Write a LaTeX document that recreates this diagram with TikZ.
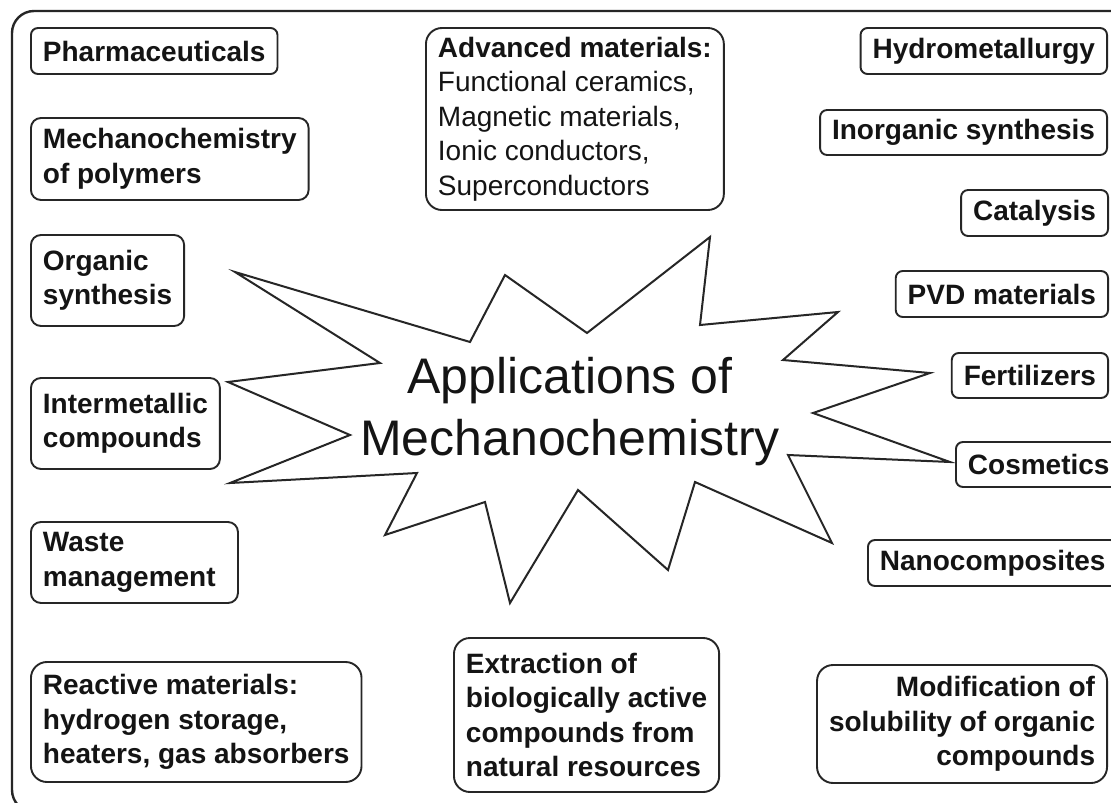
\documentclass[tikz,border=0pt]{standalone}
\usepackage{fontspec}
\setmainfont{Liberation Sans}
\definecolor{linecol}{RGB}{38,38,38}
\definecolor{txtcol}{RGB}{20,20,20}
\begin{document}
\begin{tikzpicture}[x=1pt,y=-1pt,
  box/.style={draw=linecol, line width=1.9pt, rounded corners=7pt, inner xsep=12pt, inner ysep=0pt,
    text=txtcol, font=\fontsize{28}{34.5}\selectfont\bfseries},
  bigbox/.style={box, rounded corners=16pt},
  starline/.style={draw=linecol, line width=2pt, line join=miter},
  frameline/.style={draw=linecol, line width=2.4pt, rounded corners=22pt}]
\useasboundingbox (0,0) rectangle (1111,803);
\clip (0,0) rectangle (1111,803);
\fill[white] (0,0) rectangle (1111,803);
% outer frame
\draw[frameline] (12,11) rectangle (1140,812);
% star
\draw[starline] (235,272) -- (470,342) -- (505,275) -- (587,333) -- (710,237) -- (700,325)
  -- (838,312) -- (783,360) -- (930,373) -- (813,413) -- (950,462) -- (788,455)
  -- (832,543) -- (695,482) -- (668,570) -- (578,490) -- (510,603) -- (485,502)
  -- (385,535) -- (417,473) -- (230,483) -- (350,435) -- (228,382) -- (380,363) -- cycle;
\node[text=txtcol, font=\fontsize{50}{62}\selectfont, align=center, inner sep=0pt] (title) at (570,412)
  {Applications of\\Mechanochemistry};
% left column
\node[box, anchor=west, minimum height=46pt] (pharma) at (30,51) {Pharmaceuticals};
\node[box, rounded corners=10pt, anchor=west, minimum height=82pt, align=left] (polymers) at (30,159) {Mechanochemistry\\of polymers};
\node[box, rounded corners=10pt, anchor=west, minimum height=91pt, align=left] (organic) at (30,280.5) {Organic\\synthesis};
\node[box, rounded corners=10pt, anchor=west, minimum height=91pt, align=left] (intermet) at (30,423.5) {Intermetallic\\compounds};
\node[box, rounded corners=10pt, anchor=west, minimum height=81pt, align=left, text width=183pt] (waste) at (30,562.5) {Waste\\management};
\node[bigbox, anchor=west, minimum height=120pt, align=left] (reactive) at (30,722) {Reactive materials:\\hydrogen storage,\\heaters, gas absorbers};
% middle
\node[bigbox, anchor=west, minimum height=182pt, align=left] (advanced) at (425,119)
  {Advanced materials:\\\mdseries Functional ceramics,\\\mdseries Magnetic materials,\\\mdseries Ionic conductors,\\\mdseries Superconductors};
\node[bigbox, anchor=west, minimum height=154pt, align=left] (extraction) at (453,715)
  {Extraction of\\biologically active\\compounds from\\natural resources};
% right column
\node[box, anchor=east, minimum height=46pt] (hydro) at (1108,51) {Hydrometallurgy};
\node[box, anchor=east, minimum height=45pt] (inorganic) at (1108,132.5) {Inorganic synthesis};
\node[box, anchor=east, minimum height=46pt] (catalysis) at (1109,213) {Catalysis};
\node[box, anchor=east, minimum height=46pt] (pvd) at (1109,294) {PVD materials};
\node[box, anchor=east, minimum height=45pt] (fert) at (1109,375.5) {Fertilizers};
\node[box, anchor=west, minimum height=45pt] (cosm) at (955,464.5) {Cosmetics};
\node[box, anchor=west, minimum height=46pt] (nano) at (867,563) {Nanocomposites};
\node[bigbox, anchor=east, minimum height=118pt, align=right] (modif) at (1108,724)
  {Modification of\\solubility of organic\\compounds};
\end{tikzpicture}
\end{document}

----------

Stated goal =>
Repeat the material above in full and exactly, omitting the pictures.

Result for this task =>
Write a LaTeX document that recreates this diagram with TikZ.
\documentclass[tikz,border=0pt]{standalone}
\usepackage{fontspec}
\setmainfont{Liberation Sans}
\definecolor{linecol}{RGB}{38,38,38}
\definecolor{txtcol}{RGB}{20,20,20}
\begin{document}
\begin{tikzpicture}[x=1pt,y=-1pt,
  box/.style={draw=linecol, line width=1.9pt, rounded corners=7pt, inner xsep=12pt, inner ysep=0pt,
    text=txtcol, font=\fontsize{28}{34.5}\selectfont\bfseries},
  bigbox/.style={box, rounded corners=16pt},
  starline/.style={draw=linecol, line width=2pt, line join=miter},
  frameline/.style={draw=linecol, line width=2.4pt, rounded corners=22pt}]
\useasboundingbox (0,0) rectangle (1111,803);
\clip (0,0) rectangle (1111,803);
\fill[white] (0,0) rectangle (1111,803);
% outer frame
\draw[frameline] (12,11) rectangle (1140,812);
% star
\draw[starline] (235,272) -- (470,342) -- (505,275) -- (587,333) -- (710,237) -- (700,325)
  -- (838,312) -- (783,360) -- (930,373) -- (813,413) -- (950,462) -- (788,455)
  -- (832,543) -- (695,482) -- (668,570) -- (578,490) -- (510,603) -- (485,502)
  -- (385,535) -- (417,473) -- (230,483) -- (350,435) -- (228,382) -- (380,363) -- cycle;
\node[text=txtcol, font=\fontsize{50}{62}\selectfont, align=center, inner sep=0pt] (title) at (570,412)
  {Applications of\\Mechanochemistry};
% left column
\node[box, anchor=west, minimum height=46pt] (pharma) at (30,51) {Pharmaceuticals};
\node[box, rounded corners=10pt, anchor=west, minimum height=82pt, align=left] (polymers) at (30,159) {Mechanochemistry\\of polymers};
\node[box, rounded corners=10pt, anchor=west, minimum height=91pt, align=left] (organic) at (30,280.5) {Organic\\synthesis};
\node[box, rounded corners=10pt, anchor=west, minimum height=91pt, align=left] (intermet) at (30,423.5) {Intermetallic\\compounds};
\node[box, rounded corners=10pt, anchor=west, minimum height=81pt, align=left, text width=183pt] (waste) at (30,562.5) {Waste\\management};
\node[bigbox, anchor=west, minimum height=120pt, align=left] (reactive) at (30,722) {Reactive materials:\\hydrogen storage,\\heaters, gas absorbers};
% middle
\node[bigbox, anchor=west, minimum height=182pt, align=left] (advanced) at (425,119)
  {Advanced materials:\\\mdseries Functional ceramics,\\\mdseries Magnetic materials,\\\mdseries Ionic conductors,\\\mdseries Superconductors};
\node[bigbox, anchor=west, minimum height=154pt, align=left] (extraction) at (453,715)
  {Extraction of\\biologically active\\compounds from\\natural resources};
% right column
\node[box, anchor=east, minimum height=46pt] (hydro) at (1108,51) {Hydrometallurgy};
\node[box, anchor=east, minimum height=45pt] (inorganic) at (1108,132.5) {Inorganic synthesis};
\node[box, anchor=east, minimum height=46pt] (catalysis) at (1109,213) {Catalysis};
\node[box, anchor=east, minimum height=46pt] (pvd) at (1109,294) {PVD materials};
\node[box, anchor=east, minimum height=45pt] (fert) at (1109,375.5) {Fertilizers};
\node[box, anchor=west, minimum height=45pt] (cosm) at (955,464.5) {Cosmetics};
\node[box, anchor=west, minimum height=46pt] (nano) at (867,563) {Nanocomposites};
\node[bigbox, anchor=east, minimum height=118pt, align=right] (modif) at (1108,724)
  {Modification of\\solubility of organic\\compounds};
\end{tikzpicture}
\end{document}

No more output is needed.